Work through the data below line by line and say how many lines hold "this"; give only the number.

┄┄┄┄┄┄

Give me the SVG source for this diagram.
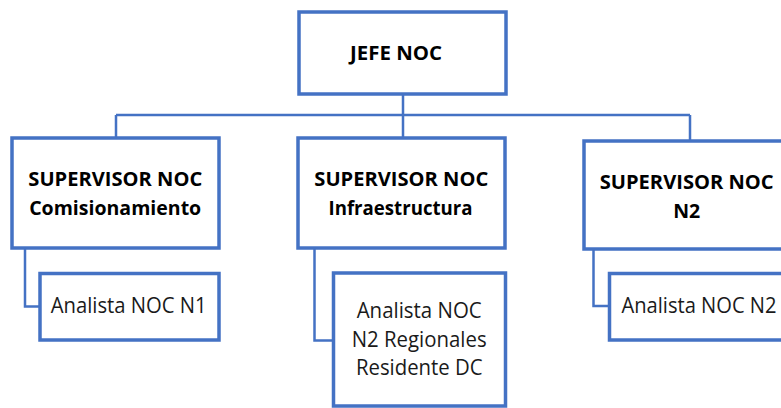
<svg xmlns="http://www.w3.org/2000/svg" width="781" height="408" viewBox="0 0 781 408">
<style>
.box{fill:#fff;stroke:#4472C4;stroke-width:3.5}
.con{fill:none;stroke:#4472C4;stroke-width:2.5}
.b{font-family:"Open Sans","Liberation Sans",sans-serif;font-weight:bold;font-size:19px;fill:#000;text-anchor:middle}
.n{font-family:"Open Sans","Liberation Sans",sans-serif;font-size:21px;fill:#1a1a1a;text-anchor:middle}
</style>
<rect width="781" height="408" fill="#fff"/>
<g id="connectors">
<path class="con" d="M403 94 V115 M116 115 H690 M116 115 V138 M403 115 V138 M690 115 V141"/>
<path class="con" d="M25 248 V306.5 H40"/>
<path class="con" d="M314.5 248 V340.5 H333"/>
<path class="con" d="M593.5 249 V306 H609"/>
</g>
<g id="jefe">
<rect class="box" x="299" y="12" width="207" height="82"/>
<text class="b" x="396" y="60" textLength="92" lengthAdjust="spacingAndGlyphs">JEFE NOC</text>
</g>
<g id="sup1">
<rect class="box" x="12" y="138" width="207" height="110"/>
<text class="b" x="115.3" y="186" textLength="174" lengthAdjust="spacingAndGlyphs">SUPERVISOR NOC</text>
<text class="b" x="115.2" y="215" textLength="172" lengthAdjust="spacingAndGlyphs">Comisionamiento</text>
</g>
<g id="sup2">
<rect class="box" x="298" y="138" width="207" height="110"/>
<text class="b" x="401.3" y="186" textLength="174" lengthAdjust="spacingAndGlyphs">SUPERVISOR NOC</text>
<text class="b" x="400.5" y="215" textLength="144" lengthAdjust="spacingAndGlyphs">Infraestructura</text>
</g>
<g id="sup3">
<rect class="box" x="584" y="141" width="210" height="108"/>
<text class="b" x="686.7" y="189" textLength="174" lengthAdjust="spacingAndGlyphs">SUPERVISOR NOC</text>
<text class="b" x="686.7" y="218" textLength="27" lengthAdjust="spacingAndGlyphs">N2</text>
</g>
<g id="an1">
<rect class="box" x="40" y="273.5" width="179" height="66.5"/>
<text class="n" x="128.7" y="313" textLength="156" lengthAdjust="spacingAndGlyphs">Analista NOC N1</text>
</g>
<g id="an2">
<rect class="box" x="333.5" y="273" width="172" height="133"/>
<text class="n" x="419.2" y="318" textLength="125" lengthAdjust="spacingAndGlyphs">Analista NOC</text>
<text class="n" x="419.2" y="346.7" textLength="135" lengthAdjust="spacingAndGlyphs">N2 Regionales</text>
<text class="n" x="419.3" y="375" textLength="126.7" lengthAdjust="spacingAndGlyphs">Residente DC</text>
</g>
<g id="an3">
<rect class="box" x="609.5" y="273.5" width="182" height="66.5"/>
<text class="n" x="699" y="313" textLength="155" lengthAdjust="spacingAndGlyphs">Analista NOC N2</text>
</g>
</svg>
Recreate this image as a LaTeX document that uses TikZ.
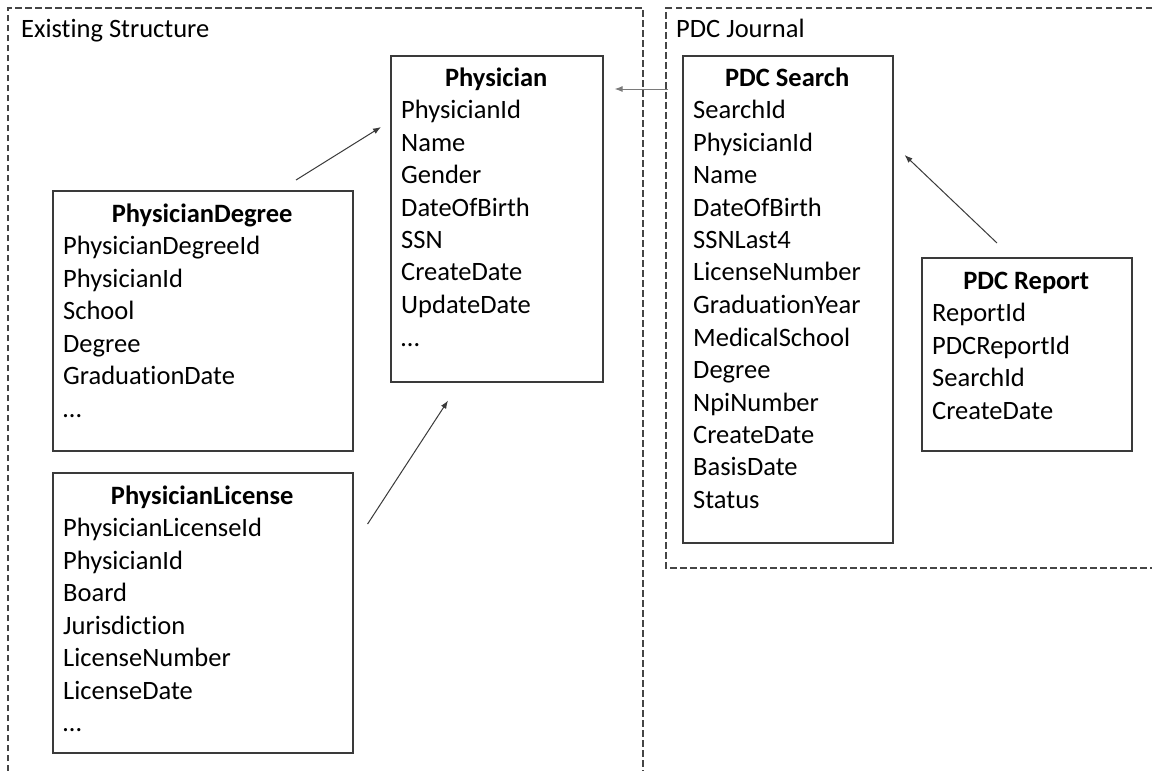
\documentclass[tikz,border=0pt]{standalone}
\usepackage{fontspec}
\setmainfont{Carlito}[Ligatures={NoCommon,NoRare,NoContextual}]
\usetikzlibrary{arrows.meta}
\definecolor{boxc}{HTML}{3A3A3A}
\definecolor{framec}{HTML}{454545}
\definecolor{arrc}{HTML}{3A3A3A}
\definecolor{arrlight}{HTML}{7A7A7A}
\newcommand{\tbltitle}[1]{{\centering\bfseries #1\par}}
\begin{document}
\begin{tikzpicture}[x=1pt,y=-1pt,
  frame/.style={draw=framec, line width=1.3pt, dash pattern=on 6.5pt off 3.5pt},
  tbl/.style={draw=boxc, line width=1.6pt, anchor=north west, inner sep=0pt},
  txt/.style={anchor=base west, inner sep=0pt, text=black, font=\fontsize{26.5}{32.5}\selectfont},
  arr/.style={draw=arrc, line width=1pt, -{Latex[length=8pt,width=6pt]}},
  arrl/.style={draw=arrlight, line width=1pt, -{Latex[length=8pt,width=6pt]}}]
\useasboundingbox (0,0) rectangle (1152,771);
\fill[white] (0,0) rectangle (1152,771);

% frames
\draw[frame] (8,771) -- (8,8) -- (643,8) -- (643,771);
\draw[frame] (1152,8) -- (666,8) -- (666,568) -- (1152,568);
\node[txt] (exlabel) at (21,37) {Existing Structure};
\node[txt] (pdclabel) at (676,37) {PDC Journal};

% Physician
\node[tbl, minimum width=212pt, minimum height=326pt] (phys) at (390,55) {};
\node[txt] (physT) at (401,86) {\parbox[t]{190pt}{\tbltitle{Physician}\raggedright
PhysicianId\\Name\\Gender\\DateOfBirth\\SSN\\CreateDate\\UpdateDate\\…}};

% PhysicianDegree
\node[tbl, minimum width=300pt, minimum height=260pt] (deg) at (52,190) {};
\node[txt] (degT) at (63,222) {\parbox[t]{278pt}{\tbltitle{PhysicianDegree}\raggedright
PhysicianDegreeId\\PhysicianId\\School\\Degree\\GraduationDate\\…}};

% PhysicianLicense
\node[tbl, minimum width=300pt, minimum height=280pt] (lic) at (52,472) {};
\node[txt] (licT) at (63,504) {\parbox[t]{278pt}{\tbltitle{PhysicianLicense}\raggedright
PhysicianLicenseId\\PhysicianId\\Board\\Jurisdiction\\LicenseNumber\\LicenseDate\\…}};

% PDC Search
\node[tbl, minimum width=210pt, minimum height=487pt] (search) at (682,55) {};
\node[txt] (searchT) at (693,86) {\parbox[t]{188pt}{\tbltitle{PDC Search}\raggedright
SearchId\\PhysicianId\\Name\\DateOfBirth\\SSNLast4\\LicenseNumber\\GraduationYear\\MedicalSchool\\Degree\\NpiNumber\\CreateDate\\BasisDate\\Status}};

% PDC Report
\node[tbl, minimum width=210pt, minimum height=193pt] (rep) at (921,257) {};
\node[txt] (repT) at (932,289) {\parbox[t]{188pt}{\tbltitle{PDC Report}\raggedright
ReportId\\PDCReportId\\SearchId\\CreateDate}};

% connectors
\draw[arrl, shorten <=14pt, shorten >=11pt] ([yshift=-34pt]search.north west) -- ([yshift=-34pt]phys.north east);
\draw[arr] ([xshift=244pt,yshift=10pt]deg.north west) -- ([xshift=-9pt,yshift=-72pt]phys.north west);
\draw[arr] ([xshift=14pt,yshift=-52pt]lic.north east) -- ([xshift=58pt,yshift=-18pt]phys.south west);
\draw[arr] ([xshift=76pt,yshift=14pt]rep.north west) -- ([xshift=11pt,yshift=-100pt]search.north east);
\end{tikzpicture}
\end{document}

┄┄┄┄┄┄

__CORRECT RESULT__. 2